While it might not have the focus it should have, Go Grandriders’ heart is very much in the right place.
“He used to be in a lieutenant in the Japanese forces. I was a nationalist soldier… Sixty years ago we were enemies, now we’re touring the island together.”
It’s often said that the elderly, despite their newfound social independence, are unable to exlore the world or live lives the way they would have wanted to in their youths. Their age makes it risky and dangerous for them to go forth into the world alone. We picture them as helpless as infants, and confine them to care centres when all they want to do is go out and have some fun. Motorcycling around the country with only a handful of carers by their side? Piece of cake!

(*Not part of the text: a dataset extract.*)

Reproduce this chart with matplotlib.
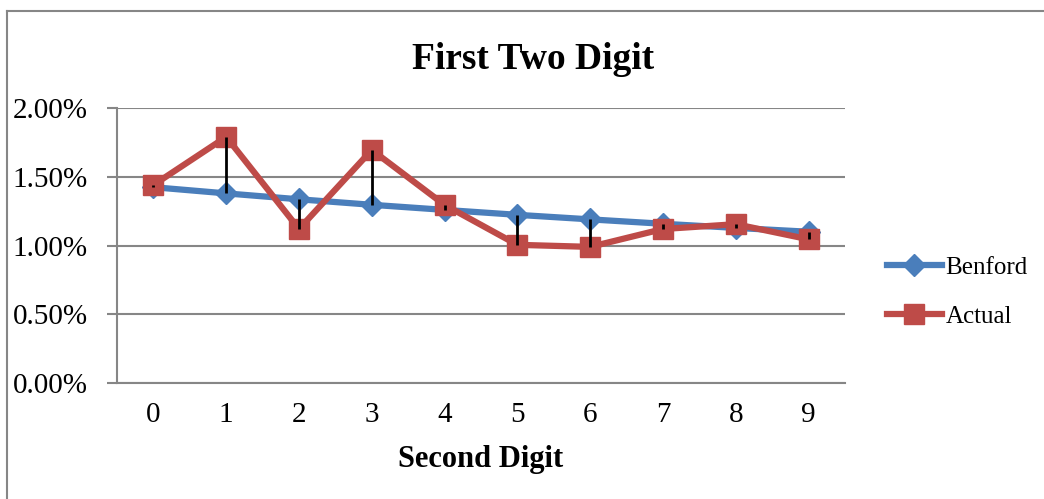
import numpy as np
import matplotlib.pyplot as plt
from matplotlib.lines import Line2D
from matplotlib.ticker import FuncFormatter

# data
digits = ['0', '1', '2', '3', '4', '5', '6', '7', '8', '9']
benford = [1.424, 1.379, 1.336, 1.296, 1.259, 1.223, 1.190, 1.158, 1.128, 1.100]
actual = [1.44, 1.79, 1.12, 1.695, 1.295, 1.005, 0.99, 1.12, 1.155, 1.045]

plt.rcParams['font.family'] = ['Liberation Serif', 'DejaVu Serif']

fig = plt.figure(figsize=(10.44, 4.99), dpi=100)
ax = fig.add_axes([117/1044, 1-383/499, (845-117)/1044, (383-108)/499])

x = np.arange(len(digits))
blue = '#4A7EBB'
red = '#BE4B48'

ax.plot(x, benford, color=blue, lw=4.5, marker='D', ms=11, label='Benford', zorder=3)
ax.plot(x, actual, color=red, lw=4.5, marker='s', ms=15, label='Actual', zorder=4)
# high-low lines
ax.vlines(x, np.minimum(benford, actual), np.maximum(benford, actual),
          color='black', lw=2, zorder=5)

ax.set_xlim(-0.5, 9.5)
ax.set_ylim(0, 2.0)
ax.set_yticks(np.arange(0, 2.01, 0.5))
ax.yaxis.set_major_formatter(FuncFormatter(lambda v, p: '%.2f%%' % v))
ax.set_xticks(x)
ax.set_xticklabels(digits)
ax.grid(axis='y', color='#868686', lw=1.5)
ax.set_axisbelow(True)
for s in ['top', 'right']:
    ax.spines[s].set_visible(False)
for s in ['left', 'bottom']:
    ax.spines[s].set_color('#868686')
    ax.spines[s].set_linewidth(1.5)
ax.tick_params(axis='y', length=7, color='#868686', width=1.5, labelsize=21, pad=14)
ax.tick_params(axis='x', length=0, labelsize=21, pad=14)

ax.set_title('First Two Digit', fontsize=27, fontweight='bold', x=(533-117)/(845-117), pad=28)
ax.set_xlabel('Second Digit', fontsize=22, fontweight='bold', labelpad=12,
              x=(481-117)/(845-117))

h1 = Line2D([], [], color=blue, lw=4.5, marker='D', ms=11)
h2 = Line2D([], [], color=red, lw=4.5, marker='s', ms=15)
fig.legend([h1, h2], ['Benford', 'Actual'], loc='center left',
           bbox_to_anchor=(864/1044, 1-292/499), frameon=False, fontsize=18,
           handlelength=2.2, handletextpad=0.15, labelspacing=1.05)

# chart border
fig.add_artist(Line2D([7/1044, 7/1044], [0, 1-11/499], transform=fig.transFigure, color='#868686', lw=1.5))
fig.add_artist(Line2D([7/1044, 1], [1-11/499, 1-11/499], transform=fig.transFigure, color='#868686', lw=1.5))

fig.savefig('out.png', dpi=100)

That’s the central premise behind the Taiwanese documentary Go Grandriders!, which focuses on a team of elderly men and women who decide to take a tour around Taiwan on motorbikes (or rather scooters). Together they have an average age of 81 (with 89 being the oldest member) and a combined age of well over a thousand. The movie documents their 13-day 1178-km tour, and the troubles they find themselves in, all the while we get to know the riders: there’s a man who trained kamikaze pilots in the second world war, two men who fought on opposite sides as soldiers, an expert calligrapher, a pastor and plenty of others, each providing their own thoughts, musings and stories throughout.

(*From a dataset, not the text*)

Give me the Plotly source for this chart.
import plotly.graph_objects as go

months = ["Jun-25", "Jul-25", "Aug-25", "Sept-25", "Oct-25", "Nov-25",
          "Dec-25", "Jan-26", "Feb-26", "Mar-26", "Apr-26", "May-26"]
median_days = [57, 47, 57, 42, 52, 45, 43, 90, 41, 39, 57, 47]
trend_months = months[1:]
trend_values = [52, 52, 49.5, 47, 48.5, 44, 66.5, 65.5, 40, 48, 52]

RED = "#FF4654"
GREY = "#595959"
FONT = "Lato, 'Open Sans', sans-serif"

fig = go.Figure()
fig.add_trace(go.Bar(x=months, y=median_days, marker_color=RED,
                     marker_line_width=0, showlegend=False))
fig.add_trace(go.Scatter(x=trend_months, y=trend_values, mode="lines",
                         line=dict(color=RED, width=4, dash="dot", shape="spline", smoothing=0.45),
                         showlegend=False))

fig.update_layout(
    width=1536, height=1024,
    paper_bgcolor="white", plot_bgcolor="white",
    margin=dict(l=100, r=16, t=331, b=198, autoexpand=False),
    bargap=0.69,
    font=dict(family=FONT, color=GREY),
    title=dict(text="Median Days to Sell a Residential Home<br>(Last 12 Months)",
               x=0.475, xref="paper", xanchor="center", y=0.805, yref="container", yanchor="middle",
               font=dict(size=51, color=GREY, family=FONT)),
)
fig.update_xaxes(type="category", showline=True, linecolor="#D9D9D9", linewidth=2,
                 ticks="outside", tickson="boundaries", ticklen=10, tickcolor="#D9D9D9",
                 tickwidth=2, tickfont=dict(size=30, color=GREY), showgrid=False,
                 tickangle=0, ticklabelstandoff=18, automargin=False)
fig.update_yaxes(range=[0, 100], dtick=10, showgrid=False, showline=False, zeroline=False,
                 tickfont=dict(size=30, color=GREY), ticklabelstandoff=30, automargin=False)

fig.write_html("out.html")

Go Grandriders!’ biggest strength is in its’ colourful cast, which are all a bundle of fun and incredibly endearing to watch. The documentary falls in at just under 80 minutes, which makes for a short and sweet film, but when you’re dealing with what is essentially 17 main characters it’s difficult to allocate them all the appropriate amount of screen time. Naturally, quite a few get spotlighted more than the others. This is true of the gung-ho captain, the man who is doing this for his deceased wife, and one or two others. The rest have supporting roles, or cameos with only a line or two every so often. It’s a tricky balance to have and frankly this probably the best choice.
It also doesn’t help that after a while it does become a bit tricky to tell one incredibly old Asian man from another, especially when there are over a dozen of them. But it doesn’t really matter because we’re not really here to witness any great character arcs or anything, although there are a couple. Watching the captain break down because he unable to continue with his friends for a few days due to ulcers is a heartrending moment, and you want nothing more than to see him back in action with the crew. Focusing on two or three grandriders makes it easier for the audience to sympathise with them, and the ones they chose – including that guy’s promise to bring his deceased wife on the trip – are well done.

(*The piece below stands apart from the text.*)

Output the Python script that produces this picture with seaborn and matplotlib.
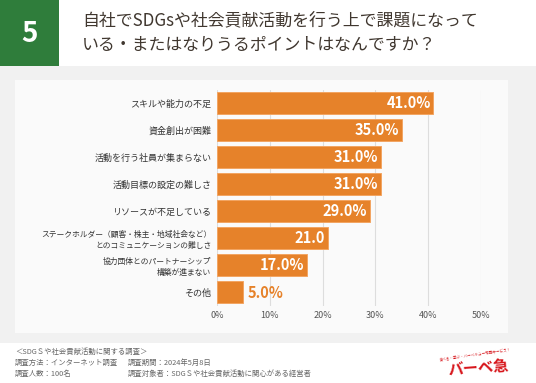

My biggest criticism of the movie would be that it doesn’t do a lot with its central premise: that the elderly as capable as anyone else, and shouldn’t be left to rot in a home. It pops up here and there, in a voiceover or a pretty touching scene involving one man in a wheelchair, but they come across as shallow. And this is necessarily a bad thing: shallow can be perfectly acceptable and works fine in this context, but at the end of the day, Go Grandriders! doesn’t have as much to say as it thinks it does. Instead, what it is a touching story filled with genuine emotions and a cast of sincere, likeable people. And it doesn’t need anything else.
The movie’s best moments are when it lets itself go with the flow, and shows these people at their happiest, or saddest. “They might look healthy, but that could all change in days,” states one of the carers assigned to follow them, and it’s true. Where Hua Tien-hao’s movie shines is how it presents all of the events in a matter-of-fact fashion instead of opting for easy emotions: the drama comes easy enough, after all. The people in this movie are quite sentimental and nostalgic as it is, and leaving them to tell their stories when they see it is the best choice the film could have made.
Verdict: Go Grandriders! isn’t saying anything new or phenomenal, but it is a purely delightful and honest film that shines when it’s not trying too hard.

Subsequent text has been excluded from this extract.